Charting a Path Beyond Nuclear Weapons
Authors: Paul Slovic, Emiliano Rodriguez Nuesch, María Morena Vicente.
In one of the most unsettling scenes of A House of Dynamite, the president is handed a small card with a few stark options for responding to a nuclear attack that pose catastrophic consequences that he has never been taught to comprehend and weigh. There are only minutes to decide.
The scene is terrifying not only because of what is at stake, but because of how the decision is framed: a narrow menu of actions, presented under extreme pressure, where retaliation is assumed and restraint is barely visible. Watching it, you can’t help but wonder whether this is how we want the most consequential decision imaginable to be made.
Eros Hoagland/NETFLIX
What the film captures powerfully is something scientists have been warning us about. When people are asked to make nuclear decisions, their choices are strongly shaped by the options they are shown. When a “no launch” option is explicit, many people choose it; when it is absent, most select some form of retaliation—even if they are deeply uneasy about it.
Preferences, in other words, are not fixed; they are constructed in the moment. If this is true for ordinary citizens in an experiment, it should give us pause about leaders forced to decide in minutes, with lives, cities, and the future hanging in the balance.
What follows from this research is unsettling but also actionable: if nuclear preferences are constructed in the moment—under time pressure and narrow menus—then reducing nuclear risk requires changing the procedures that construct those preferences in dangerous ways.
First, redesign decision materials so restraint is not invisible. Put “do not launch”, “pause and verify” on the same page, in the same format, as strike options—alongside credible non-nuclear response paths and de-escalatory signaling options.
Second, build safeguards for predictable psychological problems: psychic numbing as casualties scale, tunnel vision induced by fear and time pressure, and the pull of righteous punishment.

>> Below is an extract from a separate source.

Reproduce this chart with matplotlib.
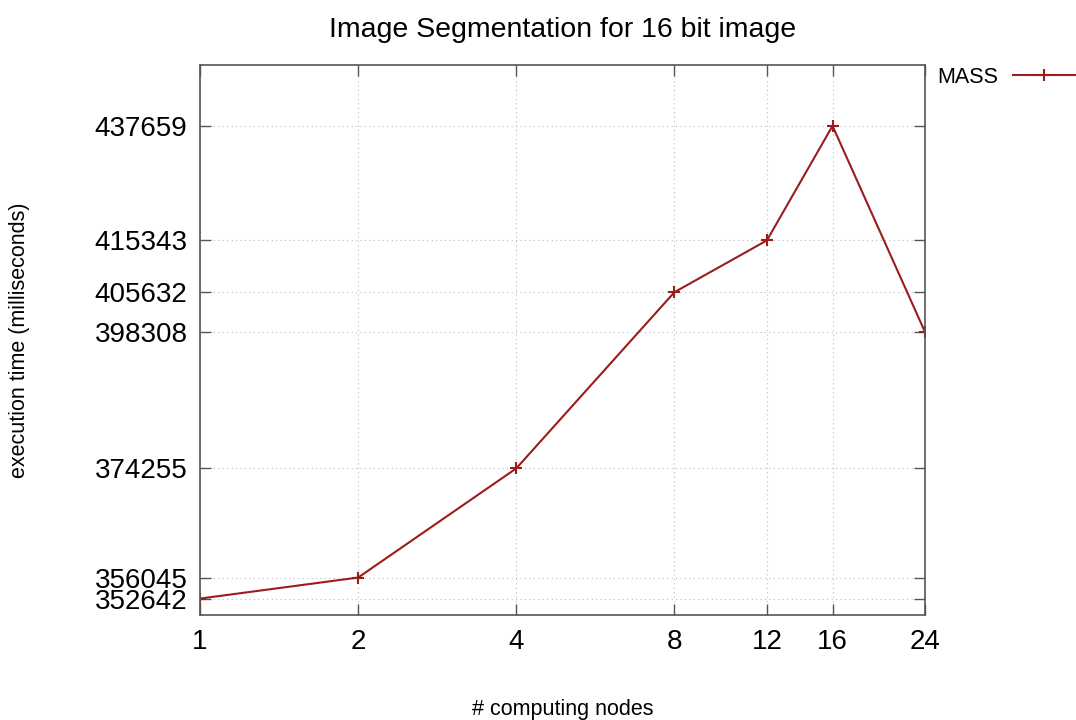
import matplotlib
matplotlib.use("Agg")
import matplotlib.pyplot as plt
from matplotlib.ticker import FixedLocator, NullLocator

plt.rcParams['font.family'] = ['Liberation Sans', 'DejaVu Sans']

## data
nodes = [1, 2, 4, 8, 12, 16, 24]
exec_time = [352642, 356045, 374255, 405632, 415343, 437659, 398308]

line_color = '#9b1c1c'

fig = plt.figure(figsize=(10.76, 7.2), dpi=100)
ax = fig.add_axes([0.1859, 0.1458, 0.6738, 0.7639])

ax.plot(nodes, exec_time, color=line_color, lw=1.5, marker='+',
        markersize=9, markeredgewidth=1.5, label='MASS')

ax.set_xscale('log')
ax.set_yscale('log')
ax.set_xlim(1, 24)
ax.set_ylim(350000, 450000)

ax.xaxis.set_major_locator(FixedLocator(nodes))
ax.xaxis.set_minor_locator(NullLocator())
ax.set_xticklabels([str(n) for n in nodes])
ax.yaxis.set_major_locator(FixedLocator(sorted(exec_time)))
ax.yaxis.set_minor_locator(NullLocator())
ax.set_yticklabels([str(v) for v in sorted(exec_time)])

ax.tick_params(direction='in', length=8, width=1, color='#555555',
               labelsize=20, top=True, right=True, pad=10)
ax.tick_params(axis='y', pad=9)

ax.grid(True, linestyle=(0, (1, 3)), color='#bbbbbb', lw=0.8)
for s in ax.spines.values():
    s.set_color('#555555')
    s.set_linewidth(1.2)

ax.set_title('Image Segmentation for 16 bit image', fontsize=20.5, pad=20)
ax.set_xlabel('# computing nodes', fontsize=15.5)
ax.set_ylabel('execution time (milliseconds)', fontsize=15.5)
ax.xaxis.set_label_coords(0.5, -0.152)
ax.yaxis.set_label_coords(-0.234, 0.5)

ax.legend(loc='center left', bbox_to_anchor=(1.0, 0.978), frameon=False,
          fontsize=15.5, markerfirst=False, handlelength=2.9,
          handletextpad=0.7, borderaxespad=0.15)

fig.savefig('out.png', dpi=100)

Independent challenge functions, structured checklists, and deliberate “friction” to allow time for slow, reasoned deliberation can help keep catastrophe from becoming the default. Train in advance for how to comprehend and make tradeoffs between the enormous consequences at stake.
But procedures are not enough. The “menu card” sits in a wider system where arms-control guardrails are weakening and AI-enabled deception can outrun verification—precisely the conditions that magnify human cognitive vulnerabilities in crisis.
This is why the agenda must also include restoring and strengthening arms control, crisis communications, and verifiable constraints. And it must confront an uncomfortable conclusion: if nuclear weapons remain, they will eventually be used. Between AI deceptions and the deceptions of our own minds, nuclear wars may be inevitable unless we eliminate the weapons themselves.
Charting a Path Beyond Nuclear Weapons /Slovic, 2026) argues that risk reduction and abolition are not separate projects but steps on the same path: reduce the likelihood of use now, while working, however difficult, for a world without these weapons.